-- RECORDS PROVIDED start --
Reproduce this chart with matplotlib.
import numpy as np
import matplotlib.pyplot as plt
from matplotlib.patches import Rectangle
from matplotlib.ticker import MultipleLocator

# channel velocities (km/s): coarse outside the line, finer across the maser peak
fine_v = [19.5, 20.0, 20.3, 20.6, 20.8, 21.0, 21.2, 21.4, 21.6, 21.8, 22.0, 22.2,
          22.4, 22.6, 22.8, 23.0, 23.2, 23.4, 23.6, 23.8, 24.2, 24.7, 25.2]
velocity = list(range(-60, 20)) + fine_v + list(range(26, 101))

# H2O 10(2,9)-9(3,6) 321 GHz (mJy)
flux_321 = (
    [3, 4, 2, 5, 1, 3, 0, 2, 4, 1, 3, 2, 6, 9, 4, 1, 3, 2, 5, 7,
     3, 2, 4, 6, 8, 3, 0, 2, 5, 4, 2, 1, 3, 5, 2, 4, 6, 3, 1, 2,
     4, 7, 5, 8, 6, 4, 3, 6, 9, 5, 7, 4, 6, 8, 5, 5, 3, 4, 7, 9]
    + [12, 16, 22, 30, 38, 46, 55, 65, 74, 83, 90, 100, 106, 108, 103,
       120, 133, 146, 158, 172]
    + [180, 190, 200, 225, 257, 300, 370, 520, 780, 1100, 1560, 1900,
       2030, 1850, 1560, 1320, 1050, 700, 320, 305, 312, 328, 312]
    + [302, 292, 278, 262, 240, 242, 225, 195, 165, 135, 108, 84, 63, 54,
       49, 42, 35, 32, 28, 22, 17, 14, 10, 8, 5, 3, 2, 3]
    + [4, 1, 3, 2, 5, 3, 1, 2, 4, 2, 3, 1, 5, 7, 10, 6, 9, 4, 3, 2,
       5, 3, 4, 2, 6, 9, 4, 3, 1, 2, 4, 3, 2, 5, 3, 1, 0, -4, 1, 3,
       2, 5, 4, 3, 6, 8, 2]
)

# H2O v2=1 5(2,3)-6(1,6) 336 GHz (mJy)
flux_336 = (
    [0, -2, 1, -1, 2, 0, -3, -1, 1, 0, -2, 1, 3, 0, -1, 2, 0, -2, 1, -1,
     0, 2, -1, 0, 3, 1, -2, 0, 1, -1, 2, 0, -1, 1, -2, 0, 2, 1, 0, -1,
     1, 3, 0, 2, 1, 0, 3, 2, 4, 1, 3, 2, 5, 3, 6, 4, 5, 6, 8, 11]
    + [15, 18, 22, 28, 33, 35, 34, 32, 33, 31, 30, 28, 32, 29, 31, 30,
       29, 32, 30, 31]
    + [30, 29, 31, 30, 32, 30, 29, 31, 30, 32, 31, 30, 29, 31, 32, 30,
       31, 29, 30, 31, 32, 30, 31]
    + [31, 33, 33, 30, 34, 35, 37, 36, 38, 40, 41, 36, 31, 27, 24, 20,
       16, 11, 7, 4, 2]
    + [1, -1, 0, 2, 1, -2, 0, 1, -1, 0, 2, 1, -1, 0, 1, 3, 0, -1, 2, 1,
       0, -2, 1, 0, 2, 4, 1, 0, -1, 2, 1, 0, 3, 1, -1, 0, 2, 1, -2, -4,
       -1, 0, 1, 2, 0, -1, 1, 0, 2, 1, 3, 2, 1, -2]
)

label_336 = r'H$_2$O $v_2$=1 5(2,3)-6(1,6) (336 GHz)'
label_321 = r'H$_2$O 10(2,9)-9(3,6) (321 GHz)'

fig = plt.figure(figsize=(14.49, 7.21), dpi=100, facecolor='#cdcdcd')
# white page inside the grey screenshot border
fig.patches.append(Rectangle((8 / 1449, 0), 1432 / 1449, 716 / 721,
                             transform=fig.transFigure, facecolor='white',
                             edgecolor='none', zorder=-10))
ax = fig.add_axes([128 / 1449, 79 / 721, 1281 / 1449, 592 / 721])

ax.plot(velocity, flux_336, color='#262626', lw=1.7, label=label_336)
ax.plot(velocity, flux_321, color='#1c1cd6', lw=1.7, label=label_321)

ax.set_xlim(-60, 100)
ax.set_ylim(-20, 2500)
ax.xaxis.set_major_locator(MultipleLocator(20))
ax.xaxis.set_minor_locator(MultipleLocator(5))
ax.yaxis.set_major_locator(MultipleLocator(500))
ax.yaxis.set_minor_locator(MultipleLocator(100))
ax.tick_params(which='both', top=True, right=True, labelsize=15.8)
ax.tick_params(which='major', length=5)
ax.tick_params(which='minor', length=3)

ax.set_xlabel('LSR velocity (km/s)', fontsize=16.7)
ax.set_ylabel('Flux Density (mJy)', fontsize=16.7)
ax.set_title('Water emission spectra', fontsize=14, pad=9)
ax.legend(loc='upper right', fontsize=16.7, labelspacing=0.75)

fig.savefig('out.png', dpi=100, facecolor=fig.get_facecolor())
-- RECORDS PROVIDED end --
-- RECORDS PROVIDED start --
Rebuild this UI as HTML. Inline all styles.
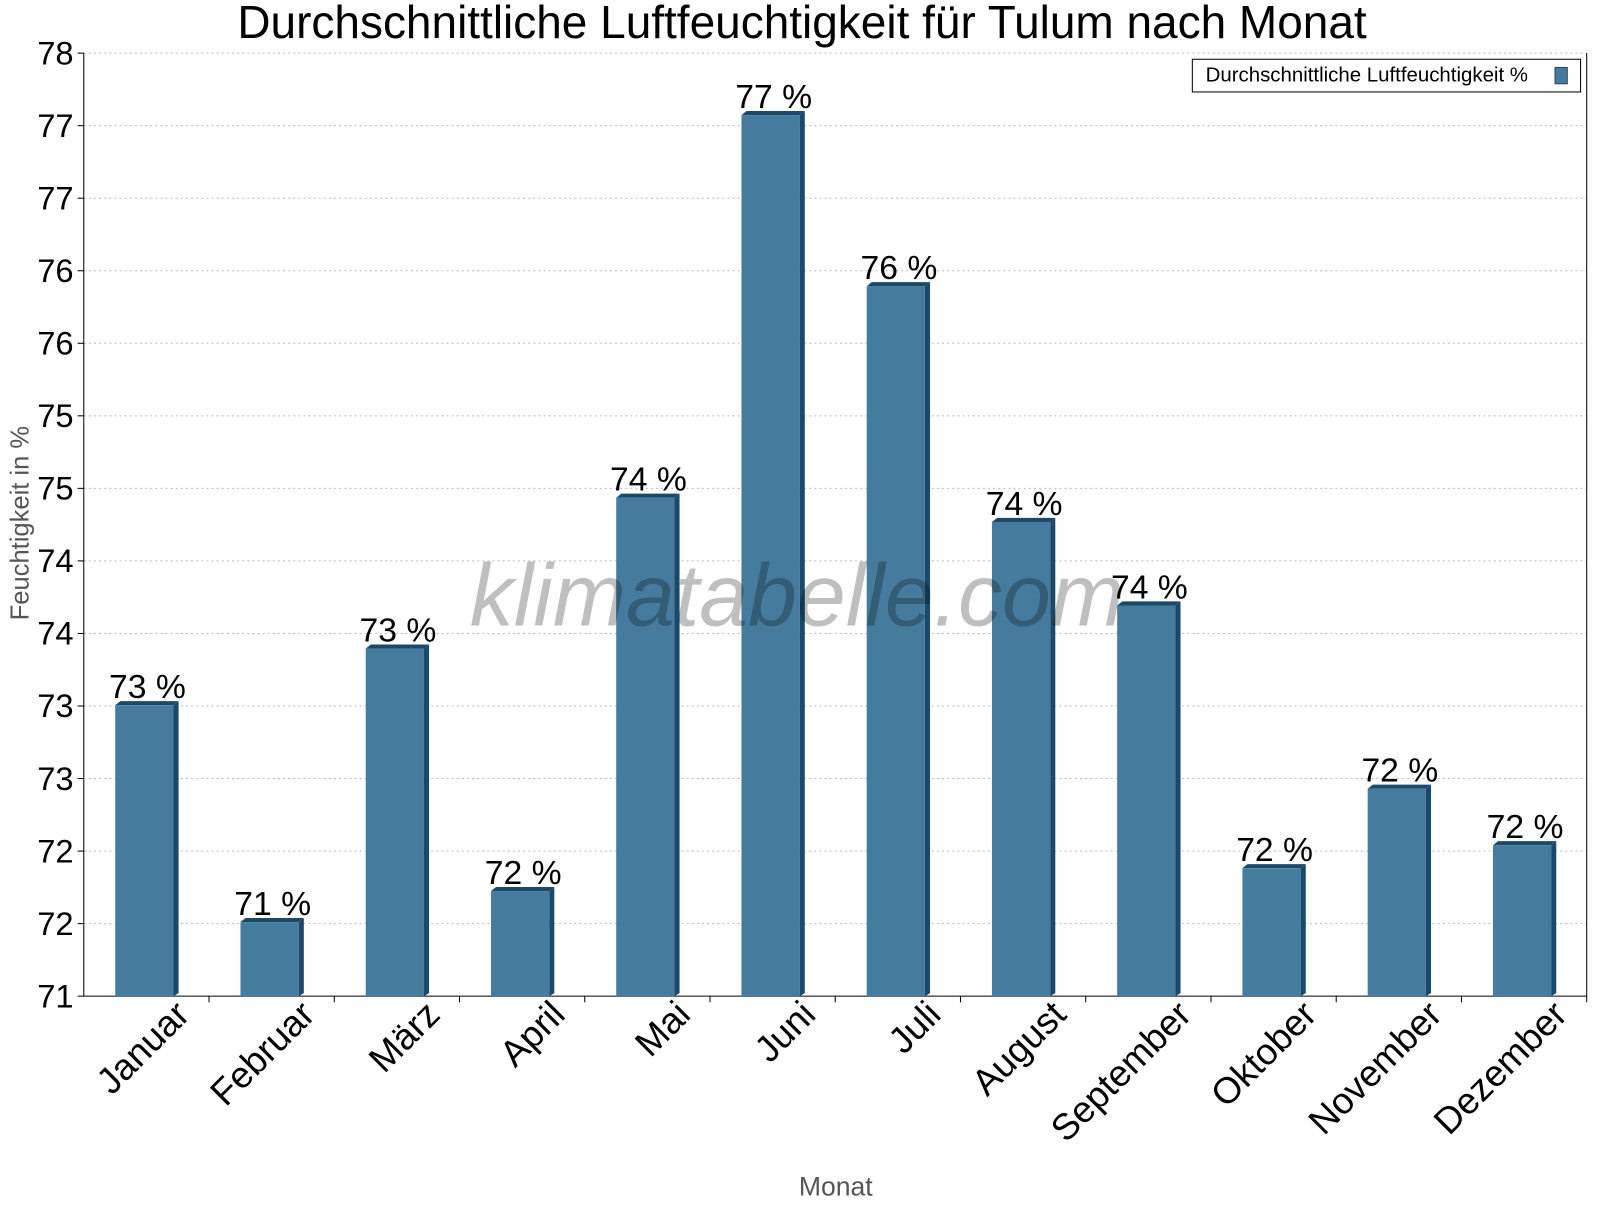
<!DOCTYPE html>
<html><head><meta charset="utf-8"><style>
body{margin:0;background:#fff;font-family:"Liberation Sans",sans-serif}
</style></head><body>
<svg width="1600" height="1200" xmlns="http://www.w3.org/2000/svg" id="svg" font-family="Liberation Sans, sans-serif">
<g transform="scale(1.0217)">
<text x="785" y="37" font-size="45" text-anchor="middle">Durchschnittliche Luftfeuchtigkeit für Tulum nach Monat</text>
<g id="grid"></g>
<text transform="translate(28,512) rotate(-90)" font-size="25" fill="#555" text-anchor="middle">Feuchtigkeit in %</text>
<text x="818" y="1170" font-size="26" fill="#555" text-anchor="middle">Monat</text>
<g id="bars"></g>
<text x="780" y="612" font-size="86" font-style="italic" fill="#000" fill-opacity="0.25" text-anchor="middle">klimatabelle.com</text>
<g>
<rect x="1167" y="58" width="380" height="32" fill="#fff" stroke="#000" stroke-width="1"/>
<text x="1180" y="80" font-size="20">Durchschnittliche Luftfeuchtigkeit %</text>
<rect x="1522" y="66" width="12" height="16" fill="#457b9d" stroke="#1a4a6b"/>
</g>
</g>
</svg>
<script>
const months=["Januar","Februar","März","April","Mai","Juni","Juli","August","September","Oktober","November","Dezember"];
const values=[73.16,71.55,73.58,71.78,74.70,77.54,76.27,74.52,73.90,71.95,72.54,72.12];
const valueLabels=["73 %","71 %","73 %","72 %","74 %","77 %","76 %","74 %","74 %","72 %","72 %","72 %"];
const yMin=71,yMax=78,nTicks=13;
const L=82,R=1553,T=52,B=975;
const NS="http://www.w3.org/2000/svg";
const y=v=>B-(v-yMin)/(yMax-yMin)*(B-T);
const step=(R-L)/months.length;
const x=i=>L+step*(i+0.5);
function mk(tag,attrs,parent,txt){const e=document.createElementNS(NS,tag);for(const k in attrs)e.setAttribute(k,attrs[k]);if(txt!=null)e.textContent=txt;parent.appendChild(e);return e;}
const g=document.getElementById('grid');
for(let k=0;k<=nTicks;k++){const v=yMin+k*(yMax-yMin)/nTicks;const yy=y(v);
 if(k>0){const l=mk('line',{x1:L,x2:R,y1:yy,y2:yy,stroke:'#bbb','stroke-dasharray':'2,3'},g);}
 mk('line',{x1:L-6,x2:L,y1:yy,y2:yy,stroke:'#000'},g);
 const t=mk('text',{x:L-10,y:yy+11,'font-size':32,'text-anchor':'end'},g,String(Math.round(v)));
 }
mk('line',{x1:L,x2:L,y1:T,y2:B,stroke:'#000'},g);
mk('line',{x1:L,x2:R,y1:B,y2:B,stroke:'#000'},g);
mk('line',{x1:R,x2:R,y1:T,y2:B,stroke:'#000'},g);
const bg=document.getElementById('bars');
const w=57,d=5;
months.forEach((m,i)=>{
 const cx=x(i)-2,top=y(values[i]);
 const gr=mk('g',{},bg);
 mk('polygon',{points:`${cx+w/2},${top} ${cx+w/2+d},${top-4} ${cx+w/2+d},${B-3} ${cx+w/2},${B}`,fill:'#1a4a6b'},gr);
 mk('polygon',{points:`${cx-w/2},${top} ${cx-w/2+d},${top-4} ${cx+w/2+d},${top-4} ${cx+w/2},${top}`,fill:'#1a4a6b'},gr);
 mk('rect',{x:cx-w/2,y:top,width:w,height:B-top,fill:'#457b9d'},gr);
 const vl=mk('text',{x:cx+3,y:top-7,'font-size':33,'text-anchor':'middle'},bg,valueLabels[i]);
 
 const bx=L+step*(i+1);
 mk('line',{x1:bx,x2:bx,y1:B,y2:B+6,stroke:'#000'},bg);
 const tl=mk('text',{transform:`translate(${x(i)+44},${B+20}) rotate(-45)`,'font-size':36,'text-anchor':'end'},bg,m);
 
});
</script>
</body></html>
-- RECORDS PROVIDED end --
-- RECORDS PROVIDED start --
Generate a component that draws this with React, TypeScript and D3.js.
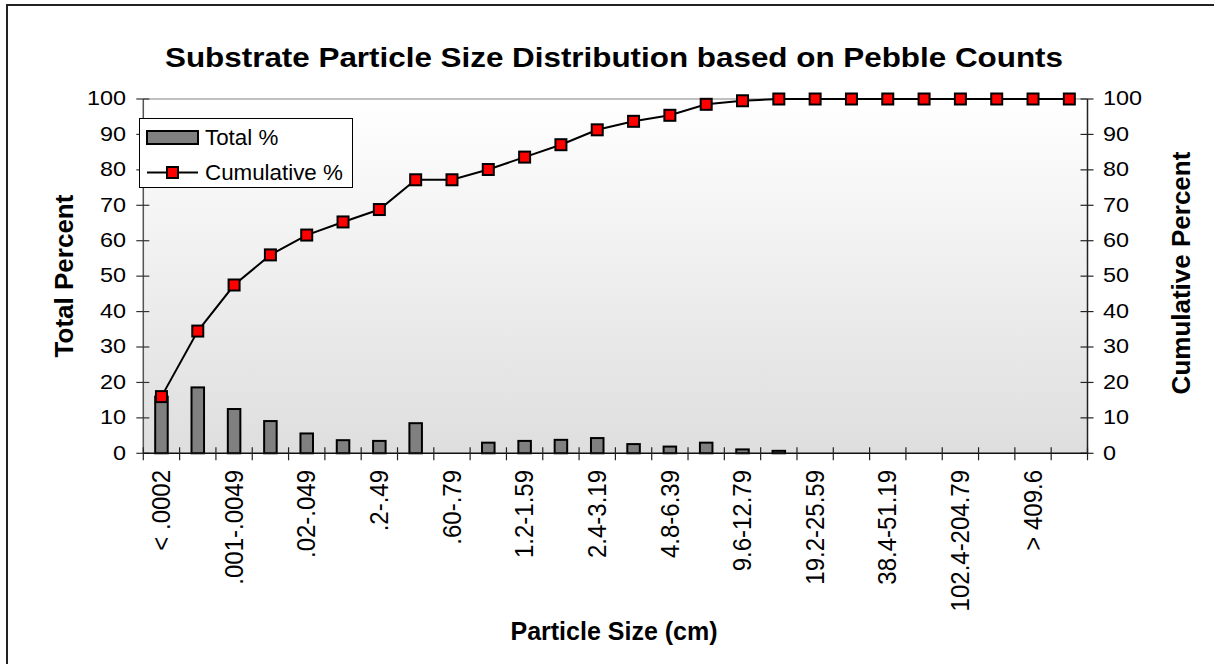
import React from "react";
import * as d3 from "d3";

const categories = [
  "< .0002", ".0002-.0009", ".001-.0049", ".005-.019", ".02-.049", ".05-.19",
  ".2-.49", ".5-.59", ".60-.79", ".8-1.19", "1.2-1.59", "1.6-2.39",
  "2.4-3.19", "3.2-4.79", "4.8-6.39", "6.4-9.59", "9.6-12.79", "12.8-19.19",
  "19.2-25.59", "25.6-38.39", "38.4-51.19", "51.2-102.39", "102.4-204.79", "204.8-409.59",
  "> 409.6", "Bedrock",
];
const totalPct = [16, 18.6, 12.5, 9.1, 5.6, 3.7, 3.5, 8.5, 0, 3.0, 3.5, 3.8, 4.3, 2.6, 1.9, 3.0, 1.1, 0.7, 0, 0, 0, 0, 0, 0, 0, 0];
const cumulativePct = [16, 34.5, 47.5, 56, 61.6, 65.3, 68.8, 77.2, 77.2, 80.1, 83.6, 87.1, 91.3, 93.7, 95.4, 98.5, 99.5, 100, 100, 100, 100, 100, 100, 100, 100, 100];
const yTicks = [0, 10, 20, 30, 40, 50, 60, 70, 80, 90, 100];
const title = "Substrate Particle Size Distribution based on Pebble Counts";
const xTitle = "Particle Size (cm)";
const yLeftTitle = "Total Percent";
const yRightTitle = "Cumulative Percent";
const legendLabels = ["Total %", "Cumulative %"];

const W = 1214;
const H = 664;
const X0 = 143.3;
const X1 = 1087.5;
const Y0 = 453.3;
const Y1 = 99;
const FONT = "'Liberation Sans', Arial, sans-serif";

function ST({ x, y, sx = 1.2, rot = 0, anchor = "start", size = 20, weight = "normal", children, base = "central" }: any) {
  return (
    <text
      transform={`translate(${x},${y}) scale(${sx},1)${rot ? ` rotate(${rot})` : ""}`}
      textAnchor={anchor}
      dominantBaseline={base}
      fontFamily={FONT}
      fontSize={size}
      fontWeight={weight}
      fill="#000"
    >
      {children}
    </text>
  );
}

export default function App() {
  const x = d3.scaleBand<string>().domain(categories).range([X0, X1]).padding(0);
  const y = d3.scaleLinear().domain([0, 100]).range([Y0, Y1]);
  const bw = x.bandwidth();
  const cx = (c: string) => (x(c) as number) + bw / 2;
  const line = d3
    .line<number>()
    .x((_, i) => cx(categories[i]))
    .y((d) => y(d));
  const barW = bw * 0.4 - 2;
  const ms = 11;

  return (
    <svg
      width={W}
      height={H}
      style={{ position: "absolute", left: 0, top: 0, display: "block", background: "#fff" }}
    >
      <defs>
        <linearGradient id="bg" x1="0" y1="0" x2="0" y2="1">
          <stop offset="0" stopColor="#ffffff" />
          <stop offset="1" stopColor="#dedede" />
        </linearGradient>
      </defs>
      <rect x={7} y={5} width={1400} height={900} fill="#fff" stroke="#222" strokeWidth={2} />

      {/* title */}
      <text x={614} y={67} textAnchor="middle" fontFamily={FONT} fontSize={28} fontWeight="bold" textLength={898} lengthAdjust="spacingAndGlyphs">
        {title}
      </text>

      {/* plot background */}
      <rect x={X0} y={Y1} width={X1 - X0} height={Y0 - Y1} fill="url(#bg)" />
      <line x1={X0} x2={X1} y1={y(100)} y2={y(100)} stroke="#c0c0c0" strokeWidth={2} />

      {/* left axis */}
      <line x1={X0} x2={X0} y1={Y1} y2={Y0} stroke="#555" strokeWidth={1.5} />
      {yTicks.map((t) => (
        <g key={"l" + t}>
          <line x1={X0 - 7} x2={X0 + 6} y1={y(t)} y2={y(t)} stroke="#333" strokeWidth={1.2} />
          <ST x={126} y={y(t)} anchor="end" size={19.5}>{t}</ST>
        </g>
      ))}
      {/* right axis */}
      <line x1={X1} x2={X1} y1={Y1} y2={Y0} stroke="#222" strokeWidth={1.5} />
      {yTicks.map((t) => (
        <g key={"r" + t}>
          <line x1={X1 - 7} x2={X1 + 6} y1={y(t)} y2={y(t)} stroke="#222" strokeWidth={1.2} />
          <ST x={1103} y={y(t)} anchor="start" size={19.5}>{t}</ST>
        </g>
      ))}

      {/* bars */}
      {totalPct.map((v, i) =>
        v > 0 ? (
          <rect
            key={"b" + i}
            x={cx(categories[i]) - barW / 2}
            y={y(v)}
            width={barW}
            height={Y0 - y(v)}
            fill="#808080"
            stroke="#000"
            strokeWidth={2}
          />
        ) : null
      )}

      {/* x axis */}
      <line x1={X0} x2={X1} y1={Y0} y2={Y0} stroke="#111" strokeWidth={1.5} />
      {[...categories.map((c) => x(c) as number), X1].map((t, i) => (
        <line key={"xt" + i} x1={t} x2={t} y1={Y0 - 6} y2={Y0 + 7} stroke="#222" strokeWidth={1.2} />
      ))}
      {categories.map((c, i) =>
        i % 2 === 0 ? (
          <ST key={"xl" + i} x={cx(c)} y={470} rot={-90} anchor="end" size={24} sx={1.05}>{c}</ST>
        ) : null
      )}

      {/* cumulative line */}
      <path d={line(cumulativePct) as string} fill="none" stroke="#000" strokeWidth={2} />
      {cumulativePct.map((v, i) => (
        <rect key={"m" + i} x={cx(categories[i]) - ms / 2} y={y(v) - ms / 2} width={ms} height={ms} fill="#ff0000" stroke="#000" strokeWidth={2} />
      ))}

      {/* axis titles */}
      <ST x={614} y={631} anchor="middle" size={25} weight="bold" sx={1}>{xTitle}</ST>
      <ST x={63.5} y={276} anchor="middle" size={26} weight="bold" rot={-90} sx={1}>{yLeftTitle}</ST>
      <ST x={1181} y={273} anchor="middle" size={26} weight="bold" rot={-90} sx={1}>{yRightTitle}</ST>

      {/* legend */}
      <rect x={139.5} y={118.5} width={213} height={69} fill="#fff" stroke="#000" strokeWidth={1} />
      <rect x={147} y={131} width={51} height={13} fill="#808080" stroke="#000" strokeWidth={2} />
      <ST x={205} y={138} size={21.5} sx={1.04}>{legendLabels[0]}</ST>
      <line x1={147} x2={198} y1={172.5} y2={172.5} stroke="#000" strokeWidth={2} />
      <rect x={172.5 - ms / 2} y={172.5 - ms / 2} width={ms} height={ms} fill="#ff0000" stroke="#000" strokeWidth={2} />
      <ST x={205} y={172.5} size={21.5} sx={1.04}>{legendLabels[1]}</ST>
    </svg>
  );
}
-- RECORDS PROVIDED end --
» STATED GOAL: The line with "Reproduce this chart with matplotlib." marks the start and the line with "from matplotlib.ticker import MultipleLocator" marks the end; transcribe every line in that stretch, unchanged.

» TASK OUTPUT:
Reproduce this chart with matplotlib.
import numpy as np
import matplotlib.pyplot as plt
from matplotlib.patches import Rectangle
from matplotlib.ticker import MultipleLocator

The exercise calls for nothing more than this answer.